By contrast, Gary Mond, chairman of the National Jewish Assembly, behaved like the grown-up in the room.

The Assembly, he said, was “delighted” to welcome Netanyahu. The talks were of paramount importance to stop Iran becoming a nuclear power and to promote UK-Israel trade.

The judicial reforms and the Israeli demonstrations against them were “issues for the Israeli government and Israeli citizens to resolve” and it wasn’t the UK’s place to interfere.

The Board’s behaviour also makes a mockery of the Jewish leadership’s professed concern that certain Israeli politicians promote hatred and division. The Chief Rabbi, Sir Ephraim Mirvis, wrote pointedly in the JC on the eve of Netanyahu’s visit that Jewish unity was a “sacred responsibility — for politicians, leaders, activists” and everyone else. For the Board, however, Jewish unity somehow excludes Netanyahu.

The spectre of community disunity rightly makes Jews shudder. History tells us that when we turn on each other, we open the way for our enemies to destroy us.

In Israel, profound divisions have been on distressing display in three months of mass protests.

Fuelling the hysteria has been secular Israelis’ deep fear of a government-run by Orthodox Jews.

A secular demonstrator contemptuously threw a wad of shekel notes at a group of dancing Charedim. Elsewhere, protesters with faces convulsed in hatred screamed abuse at Orthodox Jews leaving a synagogue.

Demonstrators marched through ultra-orthodox Bnei Brak in what looked like a deliberate provocation — only to be met with cakes and drinks. One protester was so moved by the residents singing “shalom aleichem” (welcome) that he removed his motorcycle helmet and wept.

Israelis are distraught at the cultural chasm that has opened up.
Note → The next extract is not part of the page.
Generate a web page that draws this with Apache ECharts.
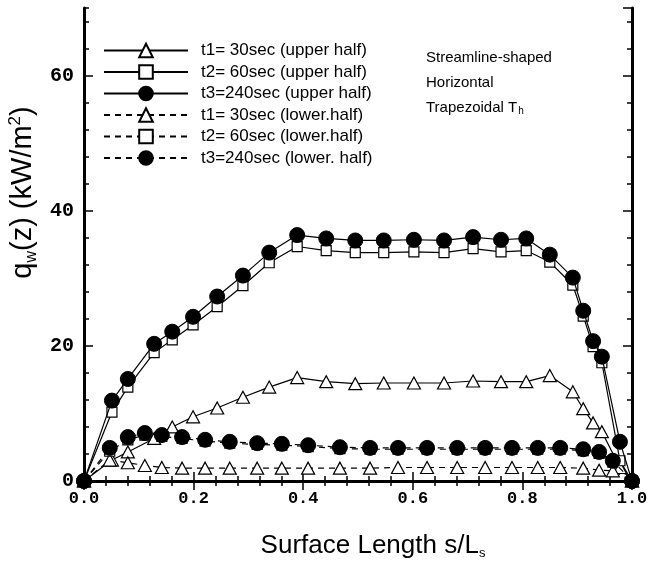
<!DOCTYPE html>
<html>
<head>
<meta charset="utf-8">
<script src="https://cdn.jsdelivr.net/npm/echarts@6/dist/echarts.min.js"></script>
<style>html,body{margin:0;padding:0;background:#fff}#c{width:655px;height:561px}</style>
</head>
<body>
<div id="c"></div>
<script>
// surface positions s/Ls
var sUpper = [0, 0.051, 0.080, 0.128, 0.161, 0.199, 0.243, 0.290, 0.338, 0.389, 0.442, 0.495, 0.547, 0.602, 0.657, 0.710, 0.761, 0.807, 0.850, 0.892, 0.911, 0.929, 0.945, 0.978, 1.0];
var upperT1 = [0, 3.1, 4.3, 6.3, 8.0, 9.5, 10.8, 12.4, 13.9, 15.3, 14.7, 14.4, 14.5, 14.5, 14.5, 14.8, 14.7, 14.7, 15.6, 13.2, 10.7, 8.6, 7.3, 2.0, 0];
var upperT2 = [0, 10.2, 13.9, 19.0, 20.9, 23.1, 25.8, 28.9, 32.3, 34.7, 34.1, 33.8, 33.8, 33.9, 33.8, 34.4, 33.9, 34.1, 32.4, 29.0, 24.4, 19.9, 17.5, 3.0, 0];
var upperT3 = [0, 11.9, 15.1, 20.3, 22.1, 24.3, 27.3, 30.4, 33.8, 36.4, 35.9, 35.6, 35.6, 35.7, 35.6, 36.1, 35.7, 35.9, 33.5, 30.1, 25.2, 20.7, 18.4, 5.8, 0];

var sLower = [0, 0.047, 0.080, 0.111, 0.142, 0.179, 0.221, 0.266, 0.316, 0.361, 0.409, 0.467, 0.522, 0.573, 0.626, 0.681, 0.732, 0.781, 0.828, 0.869, 0.911, 0.940, 0.965, 1.0];
var lowerT1 = [0, 3.1, 2.7, 2.3, 2.0, 1.9, 1.9, 1.9, 1.9, 1.9, 1.9, 1.9, 1.9, 2.0, 2.0, 2.0, 2.0, 2.0, 2.0, 2.0, 1.9, 1.6, 1.5, 0];
var lowerT2 = [0, 4.4, 6.1, 6.8, 6.6, 6.3, 5.9, 5.6, 5.4, 5.3, 5.1, 4.8, 4.7, 4.7, 4.7, 4.7, 4.7, 4.7, 4.7, 4.7, 4.5, 4.1, 2.8, 0];
var lowerT3 = [0, 4.9, 6.5, 7.1, 6.8, 6.5, 6.1, 5.8, 5.6, 5.5, 5.3, 5.0, 4.9, 4.9, 4.9, 4.9, 4.9, 4.9, 4.9, 4.9, 4.7, 4.3, 3.0, 0];

var seriesNames = ['t1= 30sec (upper half)', 't2= 60sec (upper half)', 't3=240sec (upper half)',
                   't1= 30sec (lower.half)', 't2= 60sec (lower.half)', 't3=240sec (lower. half)'];
var xTicks = [0, 0.2, 0.4, 0.6, 0.8, 1.0];
var yTicks = [0, 20, 40, 60];
var noteLines = ['Streamline-shaped', 'Horizontal', 'Trapezoidal T'];

function zip(xs, ys) { return xs.map(function (x, i) { return [x, ys[i]]; }); }

var monoFont = '"Liberation Mono", "DejaVu Sans Mono", monospace';
var sansFont = '"Liberation Sans", Arial, sans-serif';

var symDefs = {
  tri: { symbol: 'triangle', symbolSize: [13, 12], itemStyle: { color: '#fff', borderColor: '#000', borderWidth: 1.2 } },
  sq: { symbol: 'rect', symbolSize: 10, itemStyle: { color: '#fff', borderColor: '#000', borderWidth: 1.2 } },
  cir: { symbol: 'circle', symbolSize: 15, itemStyle: { color: '#000', borderColor: '#000', borderWidth: 1 } }
};

function mk(name, data, sym, dashed) {
  var d = symDefs[sym];
  return {
    name: name, type: 'line', data: data, clip: false,
    symbol: d.symbol, symbolSize: d.symbolSize, showAllSymbol: true,
    itemStyle: d.itemStyle,
    lineStyle: { color: '#000', width: 1.2, type: dashed ? [6, 5] : 'solid' },
    emphasis: { disabled: true }, animation: false, z: sym === 'cir' ? 4 : 3
  };
}

var series = [
  mk(seriesNames[0], zip(sUpper, upperT1), 'tri', false),
  mk(seriesNames[1], zip(sUpper, upperT2), 'sq', false),
  mk(seriesNames[2], zip(sUpper, upperT3), 'cir', false),
  mk(seriesNames[3], zip(sLower, lowerT1), 'tri', true),
  mk(seriesNames[4], zip(sLower, lowerT2), 'sq', true),
  mk(seriesNames[5], zip(sLower, lowerT3), 'cir', true)
];

var axLine = { show: true, lineStyle: { color: '#000', width: 3 } };

function xAx(pos, labels) {
  return {
    type: 'value', position: pos, min: xTicks[0], max: xTicks[xTicks.length - 1], interval: xTicks[1] - xTicks[0],
    axisLine: axLine, splitLine: { show: false },
    axisTick: { show: true, inside: true, length: 9, lineStyle: { color: '#000', width: 1.5 } },
    minorTick: { show: true, splitNumber: 5, length: 5, lineStyle: { color: '#000', width: 1.5 } },
    axisLabel: { show: labels, margin: 9, color: '#000', fontFamily: monoFont, fontWeight: 'bold', fontSize: 17,
      formatter: function (v) { return v.toFixed(1); } },
    name: labels ? '{a|Surface Length s/L}{s|s}' : '',
    nameLocation: 'middle', nameGap: 50,
    nameTextStyle: { rich: {
      a: { fontFamily: sansFont, fontSize: 26, color: '#000', padding: [0, 0, 0, 30] },
      s: { fontFamily: sansFont, fontSize: 13, color: '#000', padding: [16, 0, 0, 0] } } }
  };
}
function yAx(pos, major, labels) {
  return {
    type: 'value', position: pos, min: 0, max: 70, interval: major ? (yTicks[1] - yTicks[0]) : 4,
    axisLine: major ? axLine : { show: false }, splitLine: { show: false },
    axisTick: { show: true, inside: true, length: major ? 9 : 5, lineStyle: { color: '#000', width: 1.5 } },
    axisLabel: { show: labels, margin: 10, color: '#000', fontFamily: monoFont, fontWeight: 'bold', fontSize: 20, showMaxLabel: false },
    name: labels ? '{a|q}{s|w}{a|(z) (kW/m}{p|2}{a|)}' : '',
    nameLocation: 'middle', nameGap: 31, nameRotate: 90,
    nameTextStyle: { padding: [0, 0, 0, 104], rich: {
      a: { fontFamily: sansFont, fontSize: 29, color: '#000' },
      s: { fontFamily: sansFont, fontSize: 16, color: '#000', padding: [16, 0, 0, 0] },
      p: { fontFamily: sansFont, fontSize: 17, color: '#000', padding: [0, 0, 16, 0] } } }
  };
}

var option = {
  backgroundColor: '#fff',
  animation: false,
  grid: { left: 84, right: 23, top: 8, bottom: 80, containLabel: false, outerBoundsMode: 'none' },
  xAxis: [xAx('bottom', true), xAx('top', false)],
  yAxis: [yAx('left', true, true), yAx('left', false, false), yAx('right', true, false), yAx('right', false, false)],
  legend: {
    orient: 'vertical', left: 103, top: 42, padding: 0, itemWidth: 84, itemHeight: 17, itemGap: 4.5,
    data: seriesNames, selectedMode: false,
    textStyle: { fontFamily: sansFont, fontSize: 17, color: '#000', padding: [0, 0, 0, 8] }
  },
  graphic: [
    { type: 'text', left: 426, top: 50, style: { text: noteLines[0], font: '15px ' + sansFont, fill: '#000' } },
    { type: 'text', left: 426, top: 75, style: { text: noteLines[1], font: '15px ' + sansFont, fill: '#000' } },
    { type: 'text', left: 426, top: 100, style: { text: '{a|' + noteLines[2] + '}{s|h}', rich: {
        a: { font: '15px ' + sansFont, fill: '#000' }, s: { font: '10px ' + sansFont, fill: '#000', padding: [8, 0, 0, 1] } } } }
  ],
  series: series
};

var chart = echarts.init(document.getElementById('c'), null, { renderer: 'canvas' });
chart.setOption(option);
</script>
</body>
</html>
Families and friends have fallen out badly in a collision of two diametrically opposed world views.

One side, fixated on the ultras in the coalition, blames Netanyahu for apparently opening the way to dictatorship and an Iran-style theocracy. They point as proof to Israel’s “heroes”, the elite military pilots who said they would refuse to serve an “undemocratic” government if the reforms passed.

The other side perceives a mob using disruption, violence and intimidation to hold the country hostage to force the democratically-elected government to do what the mob demands. This side views Netanyahu’s pausing the reforms as a surrender to that mob, and the pilots who threatened not to serve are seen as having crossed the ultimate red line and unthinkably undermined Israel in the existential struggle against its mortal foes.
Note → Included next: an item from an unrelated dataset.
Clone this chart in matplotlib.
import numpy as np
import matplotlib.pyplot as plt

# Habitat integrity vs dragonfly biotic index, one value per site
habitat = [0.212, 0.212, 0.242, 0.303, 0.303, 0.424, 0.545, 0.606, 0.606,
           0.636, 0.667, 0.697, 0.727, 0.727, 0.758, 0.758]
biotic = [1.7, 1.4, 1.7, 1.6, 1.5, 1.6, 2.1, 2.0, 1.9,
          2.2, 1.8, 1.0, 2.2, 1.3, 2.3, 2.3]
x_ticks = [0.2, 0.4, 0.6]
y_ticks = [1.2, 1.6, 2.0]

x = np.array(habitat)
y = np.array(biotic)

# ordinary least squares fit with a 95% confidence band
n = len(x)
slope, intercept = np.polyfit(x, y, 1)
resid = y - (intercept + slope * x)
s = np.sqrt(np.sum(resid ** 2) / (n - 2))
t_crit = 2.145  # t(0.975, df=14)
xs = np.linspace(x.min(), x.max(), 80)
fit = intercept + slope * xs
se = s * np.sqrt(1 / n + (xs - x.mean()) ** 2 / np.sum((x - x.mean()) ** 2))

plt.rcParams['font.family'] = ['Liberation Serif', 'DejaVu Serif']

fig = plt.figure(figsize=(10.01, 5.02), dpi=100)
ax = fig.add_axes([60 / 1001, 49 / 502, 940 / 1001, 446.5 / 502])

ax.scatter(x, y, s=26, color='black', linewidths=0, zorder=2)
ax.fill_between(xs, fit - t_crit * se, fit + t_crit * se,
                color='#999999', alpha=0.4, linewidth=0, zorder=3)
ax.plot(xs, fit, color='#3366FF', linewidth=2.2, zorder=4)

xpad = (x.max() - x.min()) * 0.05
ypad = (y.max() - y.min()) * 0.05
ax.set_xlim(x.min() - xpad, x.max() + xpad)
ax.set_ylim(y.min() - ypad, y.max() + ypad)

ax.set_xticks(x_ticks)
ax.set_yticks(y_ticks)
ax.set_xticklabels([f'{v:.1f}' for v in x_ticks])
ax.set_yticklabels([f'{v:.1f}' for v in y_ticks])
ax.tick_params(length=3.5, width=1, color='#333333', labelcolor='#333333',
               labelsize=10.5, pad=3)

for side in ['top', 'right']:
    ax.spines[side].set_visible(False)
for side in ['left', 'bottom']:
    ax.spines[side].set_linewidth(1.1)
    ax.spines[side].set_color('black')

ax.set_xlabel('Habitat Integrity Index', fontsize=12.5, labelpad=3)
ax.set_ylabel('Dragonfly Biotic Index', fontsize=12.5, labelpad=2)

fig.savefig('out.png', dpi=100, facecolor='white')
I hold the latter view. However, fears about extremists in the government and the absence of political checks and balances are valid ones.
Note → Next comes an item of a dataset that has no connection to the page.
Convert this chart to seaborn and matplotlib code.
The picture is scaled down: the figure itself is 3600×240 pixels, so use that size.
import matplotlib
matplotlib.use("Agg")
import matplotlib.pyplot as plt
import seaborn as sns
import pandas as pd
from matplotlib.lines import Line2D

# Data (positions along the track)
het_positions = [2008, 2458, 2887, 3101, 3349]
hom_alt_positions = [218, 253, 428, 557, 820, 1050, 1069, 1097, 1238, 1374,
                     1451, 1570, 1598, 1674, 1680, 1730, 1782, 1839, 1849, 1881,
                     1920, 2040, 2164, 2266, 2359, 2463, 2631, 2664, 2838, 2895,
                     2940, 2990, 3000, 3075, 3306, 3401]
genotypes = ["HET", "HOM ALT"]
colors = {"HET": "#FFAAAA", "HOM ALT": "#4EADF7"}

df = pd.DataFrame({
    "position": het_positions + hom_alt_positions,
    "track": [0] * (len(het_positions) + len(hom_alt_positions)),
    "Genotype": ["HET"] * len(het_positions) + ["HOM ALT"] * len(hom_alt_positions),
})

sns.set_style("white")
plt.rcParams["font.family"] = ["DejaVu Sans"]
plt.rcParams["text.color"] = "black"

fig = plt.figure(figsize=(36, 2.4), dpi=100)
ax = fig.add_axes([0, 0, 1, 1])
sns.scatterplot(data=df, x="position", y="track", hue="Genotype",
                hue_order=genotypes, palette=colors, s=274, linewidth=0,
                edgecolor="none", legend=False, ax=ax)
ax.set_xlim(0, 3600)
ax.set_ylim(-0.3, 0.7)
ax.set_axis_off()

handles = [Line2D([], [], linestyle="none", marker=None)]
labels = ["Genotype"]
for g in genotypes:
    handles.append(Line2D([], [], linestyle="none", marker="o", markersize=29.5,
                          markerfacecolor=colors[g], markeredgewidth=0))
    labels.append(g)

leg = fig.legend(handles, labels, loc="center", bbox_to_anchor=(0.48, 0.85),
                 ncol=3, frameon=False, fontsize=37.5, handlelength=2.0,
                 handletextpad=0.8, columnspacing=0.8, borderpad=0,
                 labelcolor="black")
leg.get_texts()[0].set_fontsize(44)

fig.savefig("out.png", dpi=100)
The essence of the problem is Israel’s dysfunctional political system. Instead of unity, it promotes division. Prime ministers are held to ransom by tiny parties in the coalition.

The Knesset is a rubber stamp for the government. Members of Knesset have no British-style constituencies to pressure them to hold the government’s feet to the fire. There is no second parliamentary chamber to act as a brake.

This is why the protesters see the Supreme Court as the only check on government overreach. They refuse to accept that this is itself profoundly anti-democratic, having replaced the rule of law with rule by politicised lawyers.

Israel’s dysfunctional system has released the demon of “post-democracy” that has escaped throughout the west. This holds that parliamentary representation has failed and street protest is a more legitimate form of democracy. It’s not; it’s a revolutionary doctrine that relies on force and empowers the strong against the weak.

Social cohesion is essential for Israel’s survival. For the past three months, Israel’s enemies have gleefully watched it tear itself apart. They have gloated as Israel’s elite forces turned mutinous. They have rejoiced as the prime minister once famed for his political skills has been laid low by a mob.

Israel has been weakened when it urgently needs to be strong. And all those who have been telling the world that Israel is about to stop being a democracy and that its prime minister is a putative dictator who should become a political pariah, have unforgivably helped empower the enemies of the Jewish people.